## Exercise prompt
Lines from the one containing "Reproduce this chart with matplotlib." to the one containing "steel = '#7f93ba'", both lines included, are to be extracted exactly from the data below; pictures are excluded.

## Recorded data
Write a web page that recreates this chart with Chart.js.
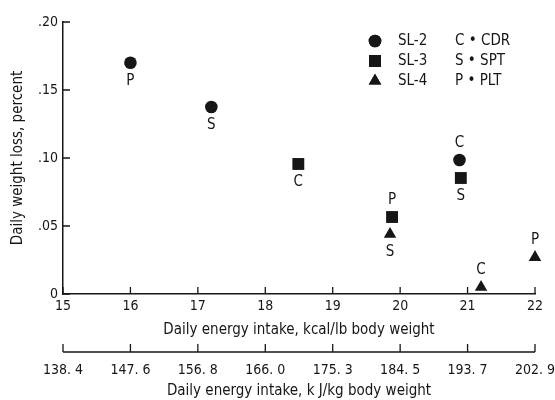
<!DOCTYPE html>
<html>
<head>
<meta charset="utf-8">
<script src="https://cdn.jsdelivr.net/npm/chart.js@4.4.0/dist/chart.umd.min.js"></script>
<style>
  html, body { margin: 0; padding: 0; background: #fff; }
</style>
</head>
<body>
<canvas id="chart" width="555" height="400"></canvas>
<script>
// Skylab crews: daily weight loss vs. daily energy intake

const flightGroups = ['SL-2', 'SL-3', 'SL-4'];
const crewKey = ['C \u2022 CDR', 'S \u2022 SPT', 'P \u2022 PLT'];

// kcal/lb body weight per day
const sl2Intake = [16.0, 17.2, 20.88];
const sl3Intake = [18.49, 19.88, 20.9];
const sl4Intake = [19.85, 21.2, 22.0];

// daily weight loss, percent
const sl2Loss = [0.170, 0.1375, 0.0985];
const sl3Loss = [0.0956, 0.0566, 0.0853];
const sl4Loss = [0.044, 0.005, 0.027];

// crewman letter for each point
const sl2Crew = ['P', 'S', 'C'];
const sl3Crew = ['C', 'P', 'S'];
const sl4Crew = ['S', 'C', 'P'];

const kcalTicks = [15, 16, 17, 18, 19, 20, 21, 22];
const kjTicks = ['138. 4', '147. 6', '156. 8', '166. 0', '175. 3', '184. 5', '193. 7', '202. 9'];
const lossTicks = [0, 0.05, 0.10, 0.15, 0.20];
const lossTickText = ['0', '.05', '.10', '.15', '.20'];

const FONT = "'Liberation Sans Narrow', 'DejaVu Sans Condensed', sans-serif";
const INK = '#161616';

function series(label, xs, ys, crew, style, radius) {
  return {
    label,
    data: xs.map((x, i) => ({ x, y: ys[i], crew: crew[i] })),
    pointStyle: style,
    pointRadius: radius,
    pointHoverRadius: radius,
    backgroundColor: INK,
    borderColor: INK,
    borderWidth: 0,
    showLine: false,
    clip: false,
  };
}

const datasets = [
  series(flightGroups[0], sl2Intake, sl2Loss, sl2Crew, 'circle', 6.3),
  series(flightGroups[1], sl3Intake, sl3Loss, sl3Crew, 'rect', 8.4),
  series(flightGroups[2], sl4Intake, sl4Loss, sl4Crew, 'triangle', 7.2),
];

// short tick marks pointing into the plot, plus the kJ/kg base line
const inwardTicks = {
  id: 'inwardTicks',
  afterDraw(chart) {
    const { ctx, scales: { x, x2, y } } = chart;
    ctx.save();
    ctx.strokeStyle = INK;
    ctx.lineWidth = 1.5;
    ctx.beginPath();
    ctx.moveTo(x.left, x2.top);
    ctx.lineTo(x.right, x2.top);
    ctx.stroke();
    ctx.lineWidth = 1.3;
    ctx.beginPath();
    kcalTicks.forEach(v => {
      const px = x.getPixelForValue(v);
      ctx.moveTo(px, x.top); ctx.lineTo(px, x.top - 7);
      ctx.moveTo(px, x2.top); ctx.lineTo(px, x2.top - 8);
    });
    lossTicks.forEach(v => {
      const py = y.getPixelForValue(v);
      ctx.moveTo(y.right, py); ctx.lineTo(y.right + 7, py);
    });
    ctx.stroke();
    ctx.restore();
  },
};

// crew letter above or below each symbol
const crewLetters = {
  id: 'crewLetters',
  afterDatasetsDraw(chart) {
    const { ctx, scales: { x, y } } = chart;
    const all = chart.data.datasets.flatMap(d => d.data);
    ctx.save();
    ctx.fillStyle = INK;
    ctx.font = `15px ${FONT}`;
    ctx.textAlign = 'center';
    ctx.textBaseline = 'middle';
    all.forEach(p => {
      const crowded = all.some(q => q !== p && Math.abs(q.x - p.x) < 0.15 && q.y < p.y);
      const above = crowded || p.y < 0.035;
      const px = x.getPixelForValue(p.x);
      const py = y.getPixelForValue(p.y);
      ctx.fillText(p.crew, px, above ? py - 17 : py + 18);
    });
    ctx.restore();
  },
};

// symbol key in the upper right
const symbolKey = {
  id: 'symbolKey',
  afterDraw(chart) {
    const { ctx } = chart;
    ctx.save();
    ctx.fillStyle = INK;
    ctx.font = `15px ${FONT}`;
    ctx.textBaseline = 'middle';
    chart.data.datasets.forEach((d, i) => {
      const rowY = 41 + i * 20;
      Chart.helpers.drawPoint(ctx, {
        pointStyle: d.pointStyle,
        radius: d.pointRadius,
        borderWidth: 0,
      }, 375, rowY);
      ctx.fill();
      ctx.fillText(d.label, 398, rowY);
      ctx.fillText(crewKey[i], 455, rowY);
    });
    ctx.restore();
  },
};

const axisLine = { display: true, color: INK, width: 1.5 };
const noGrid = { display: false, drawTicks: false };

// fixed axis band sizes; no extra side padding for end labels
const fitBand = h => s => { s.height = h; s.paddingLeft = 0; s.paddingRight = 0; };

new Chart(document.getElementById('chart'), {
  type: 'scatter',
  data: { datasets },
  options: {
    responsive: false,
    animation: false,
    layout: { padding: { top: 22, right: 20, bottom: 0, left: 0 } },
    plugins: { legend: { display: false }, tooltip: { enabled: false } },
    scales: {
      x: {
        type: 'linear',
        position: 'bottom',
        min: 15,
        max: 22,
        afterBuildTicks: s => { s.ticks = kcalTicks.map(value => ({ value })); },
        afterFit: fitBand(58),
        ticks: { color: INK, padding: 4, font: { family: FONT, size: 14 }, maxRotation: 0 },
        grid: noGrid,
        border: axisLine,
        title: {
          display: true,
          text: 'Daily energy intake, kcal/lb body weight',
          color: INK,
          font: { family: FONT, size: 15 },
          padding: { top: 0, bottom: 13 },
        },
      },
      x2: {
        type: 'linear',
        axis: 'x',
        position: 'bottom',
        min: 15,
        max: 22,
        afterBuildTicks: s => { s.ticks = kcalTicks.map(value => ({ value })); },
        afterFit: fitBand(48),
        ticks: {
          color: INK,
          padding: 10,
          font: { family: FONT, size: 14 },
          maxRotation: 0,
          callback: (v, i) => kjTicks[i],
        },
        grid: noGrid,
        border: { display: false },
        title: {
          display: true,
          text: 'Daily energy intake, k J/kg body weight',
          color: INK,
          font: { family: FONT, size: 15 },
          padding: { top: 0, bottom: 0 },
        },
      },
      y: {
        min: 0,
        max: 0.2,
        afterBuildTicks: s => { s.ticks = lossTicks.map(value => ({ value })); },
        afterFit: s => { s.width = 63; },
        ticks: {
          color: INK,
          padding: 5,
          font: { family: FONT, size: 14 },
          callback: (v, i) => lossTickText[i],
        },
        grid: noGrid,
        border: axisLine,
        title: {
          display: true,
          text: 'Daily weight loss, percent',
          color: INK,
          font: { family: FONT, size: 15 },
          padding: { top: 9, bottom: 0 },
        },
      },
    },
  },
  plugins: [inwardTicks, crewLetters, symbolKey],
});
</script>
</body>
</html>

* * *

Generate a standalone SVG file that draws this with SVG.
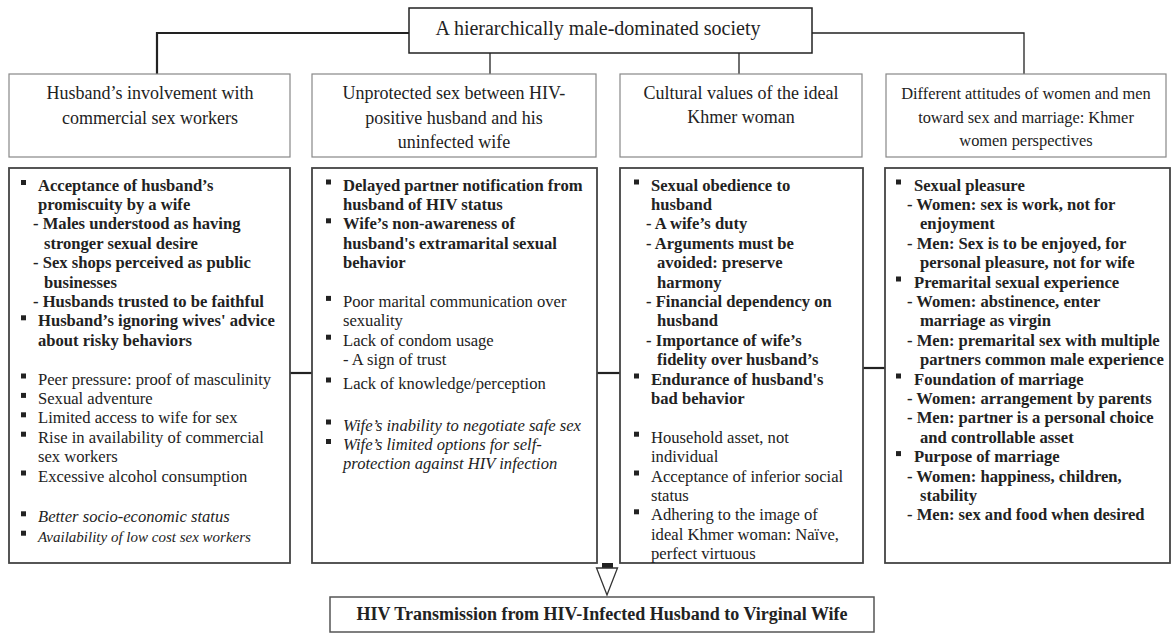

* * *

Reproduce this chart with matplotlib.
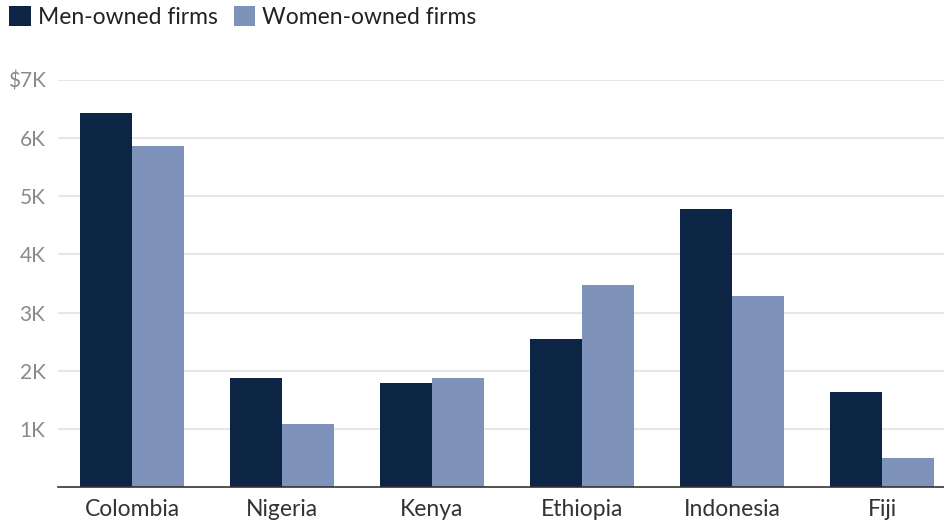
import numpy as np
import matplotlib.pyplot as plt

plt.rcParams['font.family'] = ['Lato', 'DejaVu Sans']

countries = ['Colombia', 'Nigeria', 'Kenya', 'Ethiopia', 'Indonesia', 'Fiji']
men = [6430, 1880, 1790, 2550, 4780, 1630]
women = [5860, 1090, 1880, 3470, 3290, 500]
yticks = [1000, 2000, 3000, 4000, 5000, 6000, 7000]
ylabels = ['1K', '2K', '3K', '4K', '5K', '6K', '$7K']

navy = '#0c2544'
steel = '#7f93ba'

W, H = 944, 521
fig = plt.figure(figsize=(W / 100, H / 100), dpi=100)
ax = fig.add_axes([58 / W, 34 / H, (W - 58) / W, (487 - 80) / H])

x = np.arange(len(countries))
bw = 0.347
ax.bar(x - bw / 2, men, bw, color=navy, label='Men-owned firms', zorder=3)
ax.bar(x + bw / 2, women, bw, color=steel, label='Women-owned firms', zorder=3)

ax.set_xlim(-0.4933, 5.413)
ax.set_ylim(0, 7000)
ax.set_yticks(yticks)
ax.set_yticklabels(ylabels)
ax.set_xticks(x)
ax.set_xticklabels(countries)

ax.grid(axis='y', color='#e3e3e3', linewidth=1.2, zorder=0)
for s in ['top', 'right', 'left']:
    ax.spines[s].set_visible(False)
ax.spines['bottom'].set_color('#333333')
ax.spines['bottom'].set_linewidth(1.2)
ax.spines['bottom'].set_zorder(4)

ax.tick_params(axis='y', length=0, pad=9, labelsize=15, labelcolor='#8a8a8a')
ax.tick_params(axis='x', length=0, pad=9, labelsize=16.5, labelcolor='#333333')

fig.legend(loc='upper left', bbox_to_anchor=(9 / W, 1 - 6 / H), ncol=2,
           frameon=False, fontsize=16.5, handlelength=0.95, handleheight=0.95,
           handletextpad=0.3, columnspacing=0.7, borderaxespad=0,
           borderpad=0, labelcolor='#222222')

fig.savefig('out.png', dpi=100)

## Solution to this exercise
Reproduce this chart with matplotlib.
import numpy as np
import matplotlib.pyplot as plt

plt.rcParams['font.family'] = ['Lato', 'DejaVu Sans']

countries = ['Colombia', 'Nigeria', 'Kenya', 'Ethiopia', 'Indonesia', 'Fiji']
men = [6430, 1880, 1790, 2550, 4780, 1630]
women = [5860, 1090, 1880, 3470, 3290, 500]
yticks = [1000, 2000, 3000, 4000, 5000, 6000, 7000]
ylabels = ['1K', '2K', '3K', '4K', '5K', '6K', '$7K']

navy = '#0c2544'
steel = '#7f93ba'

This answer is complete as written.